▶ [What needs to be done] Go through the data below and copy it exactly, skipping every picture.

==== Supplied data ====

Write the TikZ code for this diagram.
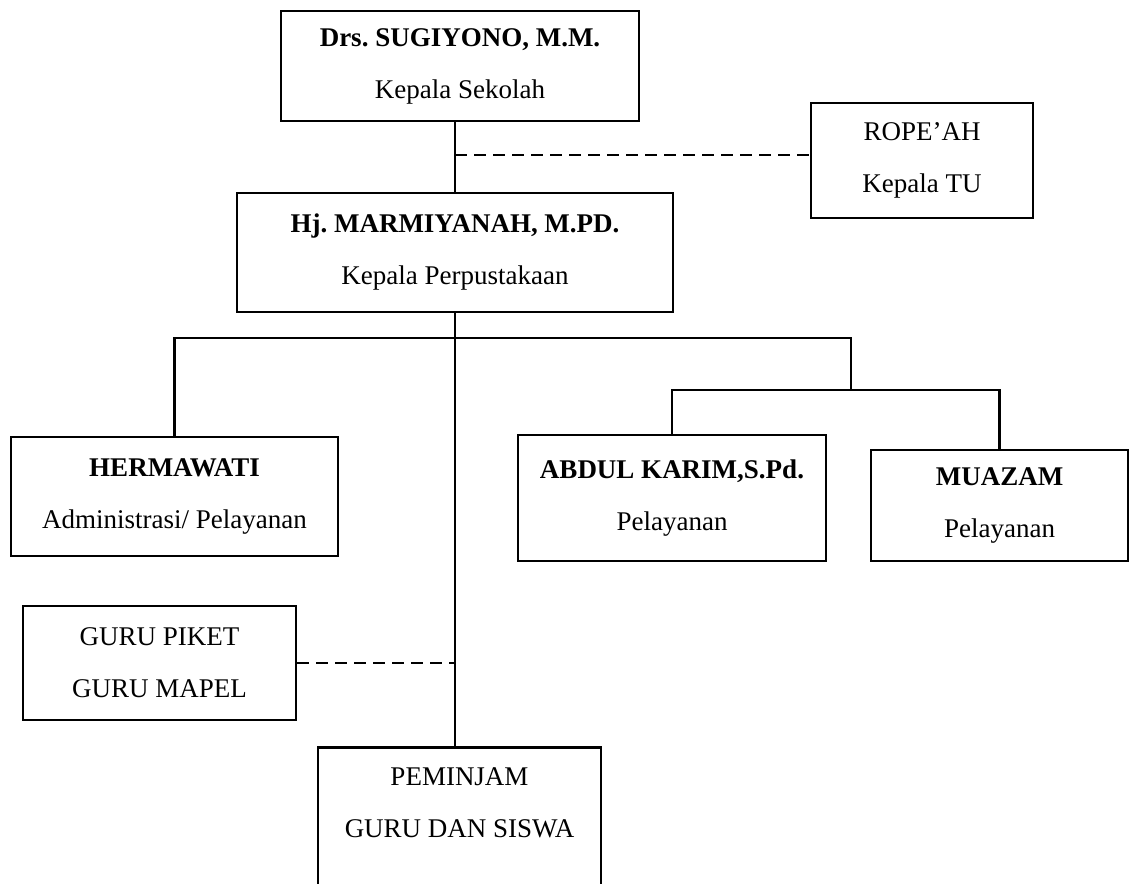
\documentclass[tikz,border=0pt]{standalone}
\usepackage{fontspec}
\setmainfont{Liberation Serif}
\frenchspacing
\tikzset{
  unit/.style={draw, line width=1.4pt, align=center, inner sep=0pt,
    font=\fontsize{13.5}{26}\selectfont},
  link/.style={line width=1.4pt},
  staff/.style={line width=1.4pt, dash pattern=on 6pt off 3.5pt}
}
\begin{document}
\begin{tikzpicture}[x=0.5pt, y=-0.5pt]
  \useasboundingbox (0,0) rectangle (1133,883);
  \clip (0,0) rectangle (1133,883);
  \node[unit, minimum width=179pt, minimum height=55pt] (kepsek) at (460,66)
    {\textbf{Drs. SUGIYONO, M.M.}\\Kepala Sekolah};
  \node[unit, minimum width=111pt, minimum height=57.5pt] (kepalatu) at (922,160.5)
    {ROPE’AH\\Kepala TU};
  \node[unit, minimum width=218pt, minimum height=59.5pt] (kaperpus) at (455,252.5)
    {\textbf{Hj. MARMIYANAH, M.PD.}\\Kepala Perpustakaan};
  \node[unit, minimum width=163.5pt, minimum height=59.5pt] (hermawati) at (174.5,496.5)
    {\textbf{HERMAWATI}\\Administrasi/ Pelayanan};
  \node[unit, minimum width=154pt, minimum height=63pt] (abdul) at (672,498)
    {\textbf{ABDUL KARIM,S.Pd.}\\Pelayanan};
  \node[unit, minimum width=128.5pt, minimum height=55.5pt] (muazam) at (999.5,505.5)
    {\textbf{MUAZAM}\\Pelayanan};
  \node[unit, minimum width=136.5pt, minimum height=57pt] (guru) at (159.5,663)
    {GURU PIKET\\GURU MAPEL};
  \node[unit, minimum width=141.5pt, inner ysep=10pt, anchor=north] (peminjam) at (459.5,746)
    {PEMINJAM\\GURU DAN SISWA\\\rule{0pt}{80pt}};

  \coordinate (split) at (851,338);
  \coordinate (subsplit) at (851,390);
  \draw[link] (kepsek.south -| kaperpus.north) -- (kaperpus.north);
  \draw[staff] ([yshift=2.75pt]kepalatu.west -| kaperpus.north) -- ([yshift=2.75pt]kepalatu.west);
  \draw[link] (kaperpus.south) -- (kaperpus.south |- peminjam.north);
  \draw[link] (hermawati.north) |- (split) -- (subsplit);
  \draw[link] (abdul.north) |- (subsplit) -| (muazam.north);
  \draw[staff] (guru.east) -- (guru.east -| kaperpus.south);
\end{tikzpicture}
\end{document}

====

▶ [Answer to this task]
Write the TikZ code for this diagram.
\documentclass[tikz,border=0pt]{standalone}
\usepackage{fontspec}
\setmainfont{Liberation Serif}
\frenchspacing
\tikzset{
  unit/.style={draw, line width=1.4pt, align=center, inner sep=0pt,
    font=\fontsize{13.5}{26}\selectfont},
  link/.style={line width=1.4pt},
  staff/.style={line width=1.4pt, dash pattern=on 6pt off 3.5pt}
}
\begin{document}
\begin{tikzpicture}[x=0.5pt, y=-0.5pt]
  \useasboundingbox (0,0) rectangle (1133,883);
  \clip (0,0) rectangle (1133,883);
  \node[unit, minimum width=179pt, minimum height=55pt] (kepsek) at (460,66)
    {\textbf{Drs. SUGIYONO, M.M.}\\Kepala Sekolah};
  \node[unit, minimum width=111pt, minimum height=57.5pt] (kepalatu) at (922,160.5)
    {ROPE’AH\\Kepala TU};
  \node[unit, minimum width=218pt, minimum height=59.5pt] (kaperpus) at (455,252.5)
    {\textbf{Hj. MARMIYANAH, M.PD.}\\Kepala Perpustakaan};
  \node[unit, minimum width=163.5pt, minimum height=59.5pt] (hermawati) at (174.5,496.5)
    {\textbf{HERMAWATI}\\Administrasi/ Pelayanan};
  \node[unit, minimum width=154pt, minimum height=63pt] (abdul) at (672,498)
    {\textbf{ABDUL KARIM,S.Pd.}\\Pelayanan};
  \node[unit, minimum width=128.5pt, minimum height=55.5pt] (muazam) at (999.5,505.5)
    {\textbf{MUAZAM}\\Pelayanan};
  \node[unit, minimum width=136.5pt, minimum height=57pt] (guru) at (159.5,663)
    {GURU PIKET\\GURU MAPEL};
  \node[unit, minimum width=141.5pt, inner ysep=10pt, anchor=north] (peminjam) at (459.5,746)
    {PEMINJAM\\GURU DAN SISWA\\\rule{0pt}{80pt}};

  \coordinate (split) at (851,338);
  \coordinate (subsplit) at (851,390);
  \draw[link] (kepsek.south -| kaperpus.north) -- (kaperpus.north);
  \draw[staff] ([yshift=2.75pt]kepalatu.west -| kaperpus.north) -- ([yshift=2.75pt]kepalatu.west);
  \draw[link] (kaperpus.south) -- (kaperpus.south |- peminjam.north);
  \draw[link] (hermawati.north) |- (split) -- (subsplit);
  \draw[link] (abdul.north) |- (subsplit) -| (muazam.north);
  \draw[staff] (guru.east) -- (guru.east -| kaperpus.south);
\end{tikzpicture}
\end{document}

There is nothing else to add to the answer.